INFORMATION SHOWN:
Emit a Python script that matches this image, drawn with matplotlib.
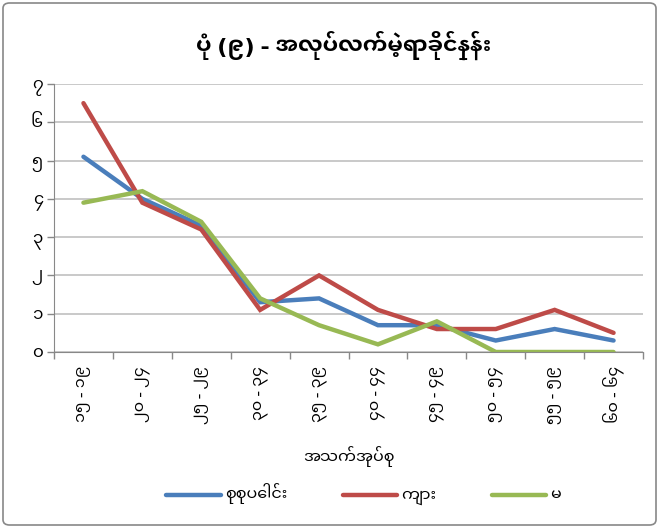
import matplotlib
matplotlib.use("Agg")
import matplotlib.pyplot as plt
from matplotlib import font_manager
from matplotlib.ft2font import FT2Font
from matplotlib.patches import FancyBboxPatch

# ---- data ----
categories = ["၁၅ - ၁၉", "၂၀ - ၂၄", "၂၅ - ၂၉", "၃၀ - ၃၄", "၃၅ - ၃၉",
              "၄၀ - ၄၄", "၄၅ - ၄၉", "၅၀ - ၅၄", "၅၅ - ၅၉", "၆၀ - ၆၄"]
total = [5.1, 4.0, 3.3, 1.3, 1.4, 0.7, 0.7, 0.3, 0.6, 0.3]
male = [6.5, 3.9, 3.2, 1.1, 2.0, 1.1, 0.6, 0.6, 1.1, 0.5]
female = [3.9, 4.2, 3.4, 1.4, 0.7, 0.2, 0.8, 0.0, 0.0, 0.0]
series_names = ["စုစုပေါင်း", "ကျား", "မ"]
ytick_values = [0, 1, 2, 3, 4, 5, 6, 7]
ytick_labels = ["၀", "၁", "၂", "၃", "၄", "၅", "၆", "၇"]
title = "ပုံ (၉) - အလုပ်လက်မဲ့ရာခိုင်နှုန်း"
xlabel = "အသက်အုပ်စု"

# ---- find fonts with Myanmar glyphs ----
regular_name = None
bold_name = None
try:
    for p in sorted(font_manager.findSystemFonts()):
        try:
            f = FT2Font(p)
            cm = f.get_charmap()
            if 0x1000 in cm and 0x1041 in cm:
                font_manager.fontManager.addfont(p)
                name = font_manager.FontProperties(fname=p).get_name()
                isbold = "bold" in p.lower() or "Bold" in (f.style_name or "")
                if isbold and bold_name is None:
                    bold_name = name
                if not isbold and regular_name is None:
                    regular_name = name
        except Exception:
            continue
except Exception:
    pass
main_name = bold_name or regular_name
base_fams = ([main_name] if main_name else []) + ["DejaVu Sans"]
plt.rcParams["font.family"] = base_fams

colors = ["#4A7EBB", "#BE4B48", "#98B954"]

W, H = 659, 528
fig = plt.figure(figsize=(W / 100, H / 100), dpi=100)
ax = fig.add_axes([54 / W, 1 - 352 / H, (643 - 54) / W, (352 - 84) / H])

x = list(range(len(categories)))
for vals, name, c in zip([total, male, female], series_names, colors):
    ax.plot(x, vals, color=c, lw=3.2, label=name, solid_capstyle="round",
            solid_joinstyle="miter")

ax.set_xlim(-0.5, len(categories) - 0.5)
ax.set_ylim(0, 7)
ax.set_yticks(ytick_values)
ax.set_yticklabels(ytick_labels, fontsize=12)
ax.set_xticks(x)
ax.set_xticklabels(categories, rotation=90, fontsize=11.5)
ax.set_xticks([i - 0.5 for i in range(len(categories) + 1)], minor=True)
ax.tick_params(axis="x", which="major", length=0, pad=10)
ax.tick_params(axis="x", which="minor", length=5, color="#888888", width=1)
ax.tick_params(axis="y", length=5, color="#888888", width=1, pad=3)
ax.grid(axis="y", color="#C0C0C0", lw=1.2)
ax.set_axisbelow(True)
for s in ["top", "right"]:
    ax.spines[s].set_visible(False)
for s in ["left", "bottom"]:
    ax.spines[s].set_color("#888888")
ax.set_xlabel(xlabel, fontsize=11.5, labelpad=16)

fig.text(0.521, 1 - 45 / H, title, ha="center", va="center", fontsize=16,
         fontweight="bold")

fig.legend(loc="center", bbox_to_anchor=(0.552, 1 - 494 / H), ncol=3,
           frameon=False, fontsize=11.5, handlelength=3.4, columnspacing=3.5,
           handletextpad=0.25)

fig.patches.append(FancyBboxPatch((3 / W, 3 / H), 1 - 6 / W, 1 - 6 / H,
                                  boxstyle="round,pad=0,rounding_size=0.01",
                                  transform=fig.transFigure, fill=False,
                                  edgecolor="#888888", lw=1.2))

fig.savefig("out.png", dpi=100)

GIVEN TASK:
Pull out every line in the material above where "matplotlib" occurs.

WRITTEN REPLY:
Emit a Python script that matches this image, drawn with matplotlib.
import matplotlib
matplotlib.use("Agg")
import matplotlib.pyplot as plt
from matplotlib import font_manager
from matplotlib.ft2font import FT2Font
from matplotlib.patches import FancyBboxPatch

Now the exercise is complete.